Singapore is a city commonly perceived as a green city offering first class food and services like any other developed country. The cultural side of Singapore is hardly explored by tourists. There are many ethnic groups residing in Singapore, but mainly Malays and Tamils, apart from Chinese and English speaking. We had a great time exploring the cultural side of Singapore visiting street markets, cafes and watching street art. Here is a guide to Singapore neighborhoods offering extraordinary coffee and shops by local makers.
Chinatown Heritage Center makes a great stop to learn about the history and development of the neighborhood. Counted among the best places in Singapore, Food Street is where you can find Chinese food at its best among a festive ambience. There are many tea-houses and dim sum restaurants in the area as well. There are also many religious landmarks in this Chinatown like the Buddha Tooth Relic Temple, which apparently contains a tooth of Buddha.
This Malay-Muslim quarter breathes its ethnicity with its major landmark, the Sultan Mosque, and a Malay Heritage Center and Arab Street, where one can shop for Persian carpets, batiks, stones, and much more. It would be impossible to label a popular Singapore neighborhood, Kampong Glam a Muslim Quarter without several shisha smoking spots that are easily found.

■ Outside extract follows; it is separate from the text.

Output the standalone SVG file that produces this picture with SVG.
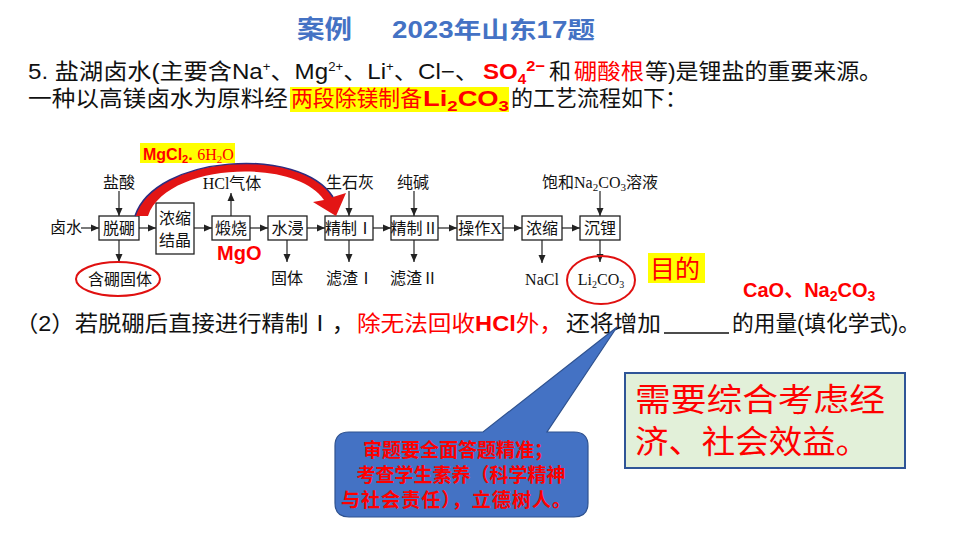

Smells of spices, sounds of bicycle bells, and sights of jasmine flowers all fill the ambience of Little India. There are heaps of stalls selling massage oils, incense, and gold, but the nearby gem is the Mustafa Centre, a 24-hour emporium of knick knacks, decor, electronics, spices, textiles, and much more. For a glimpse in Hinduism, a trip to the Sri Veeramakaliamman Temple is highly recommended.